What you need to do -
Write the data out again, character for character, with no images.

Given information -
— Begin —

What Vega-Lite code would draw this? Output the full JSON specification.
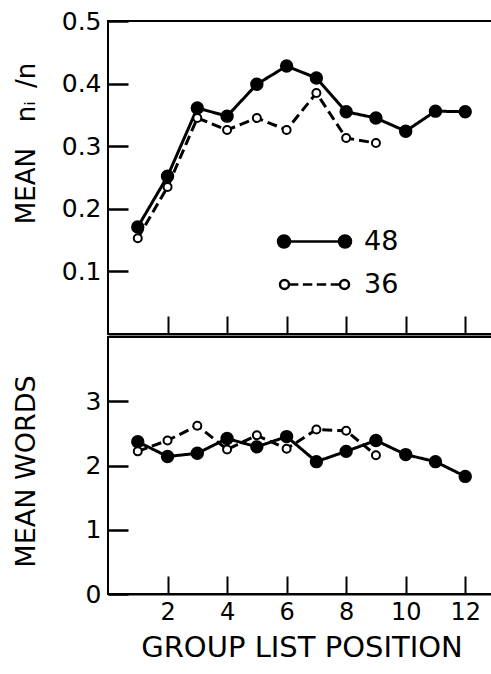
{
  "$schema": "https://vega.github.io/schema/vega-lite/v6.json",
  "autosize": {"type": "pad"},
  "padding": {"left": 10, "top": 8, "right": 0, "bottom": 0},
  "background": "white",
  "config": {
    "font": "DejaVu Sans",
    "view": {"stroke": "black", "strokeWidth": 2},
    "axis": {
      "domainColor": "black", "domainWidth": 2, "tickColor": "black", "tickWidth": 2,
      "labelColor": "black", "titleColor": "black", "grid": false,
      "labelFont": "DejaVu Sans", "titleFont": "DejaVu Sans", "titleFontWeight": "normal"
    },
    "axisY": {"tickColor": "black", "tickWidth": 2.5, "tickSize": 20, "ticks": true, "offset": -20, "domain": false},
    "concat": {"spacing": 0}
  },
  "datasets": {
    "top": [
      {"series": "48", "pos": 1, "value": 0.171}, {"series": "48", "pos": 2, "value": 0.252},
      {"series": "48", "pos": 3, "value": 0.361}, {"series": "48", "pos": 4, "value": 0.348},
      {"series": "48", "pos": 5, "value": 0.399}, {"series": "48", "pos": 6, "value": 0.428},
      {"series": "48", "pos": 7, "value": 0.409}, {"series": "48", "pos": 8, "value": 0.355},
      {"series": "48", "pos": 9, "value": 0.345}, {"series": "48", "pos": 10, "value": 0.324},
      {"series": "48", "pos": 11, "value": 0.356}, {"series": "48", "pos": 12, "value": 0.355},
      {"series": "36", "pos": 1, "value": 0.153}, {"series": "36", "pos": 2, "value": 0.235},
      {"series": "36", "pos": 3, "value": 0.345}, {"series": "36", "pos": 4, "value": 0.326},
      {"series": "36", "pos": 5, "value": 0.345}, {"series": "36", "pos": 6, "value": 0.326},
      {"series": "36", "pos": 7, "value": 0.385}, {"series": "36", "pos": 8, "value": 0.313},
      {"series": "36", "pos": 9, "value": 0.305}
    ],
    "bottom": [
      {"series": "48", "pos": 1, "value": 2.37}, {"series": "48", "pos": 2, "value": 2.14},
      {"series": "48", "pos": 3, "value": 2.19}, {"series": "48", "pos": 4, "value": 2.42},
      {"series": "48", "pos": 5, "value": 2.29}, {"series": "48", "pos": 6, "value": 2.45},
      {"series": "48", "pos": 7, "value": 2.06}, {"series": "48", "pos": 8, "value": 2.22},
      {"series": "48", "pos": 9, "value": 2.39}, {"series": "48", "pos": 10, "value": 2.17},
      {"series": "48", "pos": 11, "value": 2.06}, {"series": "48", "pos": 12, "value": 1.83},
      {"series": "36", "pos": 1, "value": 2.22}, {"series": "36", "pos": 2, "value": 2.39},
      {"series": "36", "pos": 3, "value": 2.62}, {"series": "36", "pos": 4, "value": 2.25},
      {"series": "36", "pos": 5, "value": 2.47}, {"series": "36", "pos": 6, "value": 2.26},
      {"series": "36", "pos": 7, "value": 2.56}, {"series": "36", "pos": 8, "value": 2.54},
      {"series": "36", "pos": 9, "value": 2.16}
    ]
  },
  "resolve": {"scale": {"fill": "independent", "strokeDash": "independent", "size": "independent"}},
  "vconcat": [
    {
      "width": 387,
      "height": 313,
      "data": {"name": "top"},
      "encoding": {
        "x": {
          "field": "pos", "type": "quantitative",
          "scale": {"domain": [0, 13], "nice": false, "zero": false},
          "axis": {"values": [2, 4, 6, 8, 10, 12], "labels": false, "title": null, "tickSize": -18}
        },
        "y": {
          "field": "value", "type": "quantitative",
          "scale": {"domain": [0, 0.5], "nice": false},
          "axis": {
            "values": [0.1, 0.2, 0.3, 0.4, 0.5], "format": ".1f",
            "labelFontSize": 25, "labelPadding": 7,
            "title": "MEAN\u2003nᵢ\u2002/n", "titleFontSize": 26, "titleX": -102, "titleY": 122,
            "titleBaseline": "middle", "titleAngle": -90
          }
        }
      },
      "layer": [
        {
          "mark": {"type": "line", "color": "black", "strokeWidth": 3},
          "encoding": {
            "strokeDash": {
              "field": "series", "type": "nominal",
              "scale": {"domain": ["36", "48"], "range": [[10, 5], [1, 0]]},
              "legend": null
            }
          }
        },
        {
          "mark": {"type": "circle", "stroke": "black", "strokeWidth": 2, "opacity": 1},
          "encoding": {
            "fill": {
              "field": "series", "type": "nominal",
              "scale": {"domain": ["48", "36"], "range": ["black", "white"]},
              "legend": {
                "orient": "none", "legendX": 193, "legendY": 207, "title": null,
                "symbolType": {"expr": "datum.value === '48' ? 'M-2.45,0L2.45,0M-2.45,0A0.6,0.6,0,1,1,-3.65,0A0.6,0.6,0,1,1,-2.45,0ZM3.65,0A0.6,0.6,0,1,1,2.45,0A0.6,0.6,0,1,1,3.65,0Z' : 'M-2.55,0L-1.61,0M-1.16,0L-0.22,0M0.23,0L1.17,0M1.62,0L2.55,0M-2.55,0A0.45,0.45,0,1,1,-3.45,0A0.45,0.45,0,1,1,-2.55,0ZM3.45,0A0.45,0.45,0,1,1,2.55,0A0.45,0.45,0,1,1,3.45,0Z'"},
                "symbolSize": 400, "symbolStrokeColor": "black", "symbolStrokeWidth": 2.5,
                "labelFontSize": 27, "labelColor": "black", "labelOffset": 36,
                "rowPadding": 15, "padding": 0,
                "encode": {
                  "symbols": {
                    "update": {
                      "size": {"value": 400},
                      "stroke": {"value": "black"},
                      "opacity": {"value": 1}
                    }
                  }
                }
              }
            },
            "size": {
              "field": "series", "type": "nominal",
              "scale": {"domain": ["36", "48"], "range": [64, 130]},
              "legend": null
            }
          }
        }
      ]
    },
    {
      "width": 387,
      "height": 257,
      "data": {"name": "bottom"},
      "encoding": {
        "x": {
          "field": "pos", "type": "quantitative",
          "scale": {"domain": [0, 13], "nice": false, "zero": false},
          "axis": {
            "values": [2, 4, 6, 8, 10, 12], "tickSize": -18, "labelFontSize": 24,
            "labelPadding": 24, "title": "GROUP LIST POSITION", "titleFontSize": 29,
            "titlePadding": 9
          }
        },
        "y": {
          "field": "value", "type": "quantitative",
          "scale": {"domain": [0, 4], "nice": false},
          "axis": {
            "values": [0, 1, 2, 3],
            "labelFontSize": 25, "labelPadding": 7,
            "title": "MEAN WORDS", "titleFontSize": 27, "titleX": -102, "titleY": 134,
            "titleBaseline": "middle", "titleAngle": -90
          }
        }
      },
      "layer": [
        {
          "mark": {"type": "line", "color": "black", "strokeWidth": 3},
          "encoding": {
            "strokeDash": {
              "field": "series", "type": "nominal",
              "scale": {"domain": ["36", "48"], "range": [[10, 5], [1, 0]]},
              "legend": null
            }
          }
        },
        {
          "mark": {"type": "circle", "stroke": "black", "strokeWidth": 2, "opacity": 1},
          "encoding": {
            "fill": {
              "field": "series", "type": "nominal",
              "scale": {"domain": ["48", "36"], "range": ["black", "white"]},
              "legend": null
            },
            "size": {
              "field": "series", "type": "nominal",
              "scale": {"domain": ["36", "48"], "range": [64, 130]},
              "legend": null
            }
          }
        }
      ]
    }
  ]
}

— End —

The answer -
What Vega-Lite code would draw this? Output the full JSON specification.
{
  "$schema": "https://vega.github.io/schema/vega-lite/v6.json",
  "autosize": {"type": "pad"},
  "padding": {"left": 10, "top": 8, "right": 0, "bottom": 0},
  "background": "white",
  "config": {
    "font": "DejaVu Sans",
    "view": {"stroke": "black", "strokeWidth": 2},
    "axis": {
      "domainColor": "black", "domainWidth": 2, "tickColor": "black", "tickWidth": 2,
      "labelColor": "black", "titleColor": "black", "grid": false,
      "labelFont": "DejaVu Sans", "titleFont": "DejaVu Sans", "titleFontWeight": "normal"
    },
    "axisY": {"tickColor": "black", "tickWidth": 2.5, "tickSize": 20, "ticks": true, "offset": -20, "domain": false},
    "concat": {"spacing": 0}
  },
  "datasets": {
    "top": [
      {"series": "48", "pos": 1, "value": 0.171}, {"series": "48", "pos": 2, "value": 0.252},
      {"series": "48", "pos": 3, "value": 0.361}, {"series": "48", "pos": 4, "value": 0.348},
      {"series": "48", "pos": 5, "value": 0.399}, {"series": "48", "pos": 6, "value": 0.428},
      {"series": "48", "pos": 7, "value": 0.409}, {"series": "48", "pos": 8, "value": 0.355},
      {"series": "48", "pos": 9, "value": 0.345}, {"series": "48", "pos": 10, "value": 0.324},
      {"series": "48", "pos": 11, "value": 0.356}, {"series": "48", "pos": 12, "value": 0.355},
      {"series": "36", "pos": 1, "value": 0.153}, {"series": "36", "pos": 2, "value": 0.235},
      {"series": "36", "pos": 3, "value": 0.345}, {"series": "36", "pos": 4, "value": 0.326},
      {"series": "36", "pos": 5, "value": 0.345}, {"series": "36", "pos": 6, "value": 0.326},
      {"series": "36", "pos": 7, "value": 0.385}, {"series": "36", "pos": 8, "value": 0.313},
      {"series": "36", "pos": 9, "value": 0.305}
    ],
    "bottom": [
      {"series": "48", "pos": 1, "value": 2.37}, {"series": "48", "pos": 2, "value": 2.14},
      {"series": "48", "pos": 3, "value": 2.19}, {"series": "48", "pos": 4, "value": 2.42},
      {"series": "48", "pos": 5, "value": 2.29}, {"series": "48", "pos": 6, "value": 2.45},
      {"series": "48", "pos": 7, "value": 2.06}, {"series": "48", "pos": 8, "value": 2.22},
      {"series": "48", "pos": 9, "value": 2.39}, {"series": "48", "pos": 10, "value": 2.17},
      {"series": "48", "pos": 11, "value": 2.06}, {"series": "48", "pos": 12, "value": 1.83},
      {"series": "36", "pos": 1, "value": 2.22}, {"series": "36", "pos": 2, "value": 2.39},
      {"series": "36", "pos": 3, "value": 2.62}, {"series": "36", "pos": 4, "value": 2.25},
      {"series": "36", "pos": 5, "value": 2.47}, {"series": "36", "pos": 6, "value": 2.26},
      {"series": "36", "pos": 7, "value": 2.56}, {"series": "36", "pos": 8, "value": 2.54},
      {"series": "36", "pos": 9, "value": 2.16}
    ]
  },
  "resolve": {"scale": {"fill": "independent", "strokeDash": "independent", "size": "independent"}},
  "vconcat": [
    {
      "width": 387,
      "height": 313,
      "data": {"name": "top"},
      "encoding": {
        "x": {
          "field": "pos", "type": "quantitative",
          "scale": {"domain": [0, 13], "nice": false, "zero": false},
          "axis": {"values": [2, 4, 6, 8, 10, 12], "labels": false, "title": null, "tickSize": -18}
        },
        "y": {
          "field": "value", "type": "quantitative",
          "scale": {"domain": [0, 0.5], "nice": false},
          "axis": {
            "values": [0.1, 0.2, 0.3, 0.4, 0.5], "format": ".1f",
            "labelFontSize": 25, "labelPadding": 7,
            "title": "MEAN\u2003nᵢ\u2002/n", "titleFontSize": 26, "titleX": -102, "titleY": 122,
            "titleBaseline": "middle", "titleAngle": -90
          }
        }
      },
      "layer": [
        {
          "mark": {"type": "line", "color": "black", "strokeWidth": 3},
          "encoding": {
            "strokeDash": {
              "field": "series", "type": "nominal",
              "scale": {"domain": ["36", "48"], "range": [[10, 5], [1, 0]]},
              "legend": null
            }
          }
        },
        {
          "mark": {"type": "circle", "stroke": "black", "strokeWidth": 2, "opacity": 1},
          "encoding": {
            "fill": {
              "field": "series", "type": "nominal",
              "scale": {"domain": ["48", "36"], "range": ["black", "white"]},
              "legend": {
                "orient": "none", "legendX": 193, "legendY": 207, "title": null,
                "symbolType": {"expr": "datum.value === '48' ? 'M-2.45,0L2.45,0M-2.45,0A0.6,0.6,0,1,1,-3.65,0A0.6,0.6,0,1,1,-2.45,0ZM3.65,0A0.6,0.6,0,1,1,2.45,0A0.6,0.6,0,1,1,3.65,0Z' : 'M-2.55,0L-1.61,0M-1.16,0L-0.22,0M0.23,0L1.17,0M1.62,0L2.55,0M-2.55,0A0.45,0.45,0,1,1,-3.45,0A0.45,0.45,0,1,1,-2.55,0ZM3.45,0A0.45,0.45,0,1,1,2.55,0A0.45,0.45,0,1,1,3.45,0Z'"},
                "symbolSize": 400, "symbolStrokeColor": "black", "symbolStrokeWidth": 2.5,
                "labelFontSize": 27, "labelColor": "black", "labelOffset": 36,
                "rowPadding": 15, "padding": 0,
                "encode": {
                  "symbols": {
                    "update": {
                      "size": {"value": 400},
                      "stroke": {"value": "black"},
                      "opacity": {"value": 1}
                    }
                  }
                }
              }
            },
            "size": {
              "field": "series", "type": "nominal",
              "scale": {"domain": ["36", "48"], "range": [64, 130]},
              "legend": null
            }
          }
        }
      ]
    },
    {
      "width": 387,
      "height": 257,
      "data": {"name": "bottom"},
      "encoding": {
        "x": {
          "field": "pos", "type": "quantitative",
          "scale": {"domain": [0, 13], "nice": false, "zero": false},
          "axis": {
            "values": [2, 4, 6, 8, 10, 12], "tickSize": -18, "labelFontSize": 24,
            "labelPadding": 24, "title": "GROUP LIST POSITION", "titleFontSize": 29,
            "titlePadding": 9
          }
        },
        "y": {
          "field": "value", "type": "quantitative",
          "scale": {"domain": [0, 4], "nice": false},
          "axis": {
            "values": [0, 1, 2, 3],
            "labelFontSize": 25, "labelPadding": 7,
            "title": "MEAN WORDS", "titleFontSize": 27, "titleX": -102, "titleY": 134,
            "titleBaseline": "middle", "titleAngle": -90
          }
        }
      },
      "layer": [
        {
          "mark": {"type": "line", "color": "black", "strokeWidth": 3},
          "encoding": {
            "strokeDash": {
              "field": "series", "type": "nominal",
              "scale": {"domain": ["36", "48"], "range": [[10, 5], [1, 0]]},
              "legend": null
            }
          }
        },
        {
          "mark": {"type": "circle", "stroke": "black", "strokeWidth": 2, "opacity": 1},
          "encoding": {
            "fill": {
              "field": "series", "type": "nominal",
              "scale": {"domain": ["48", "36"], "range": ["black", "white"]},
              "legend": null
            },
            "size": {
              "field": "series", "type": "nominal",
              "scale": {"domain": ["36", "48"], "range": [64, 130]},
              "legend": null
            }
          }
        }
      ]
    }
  ]
}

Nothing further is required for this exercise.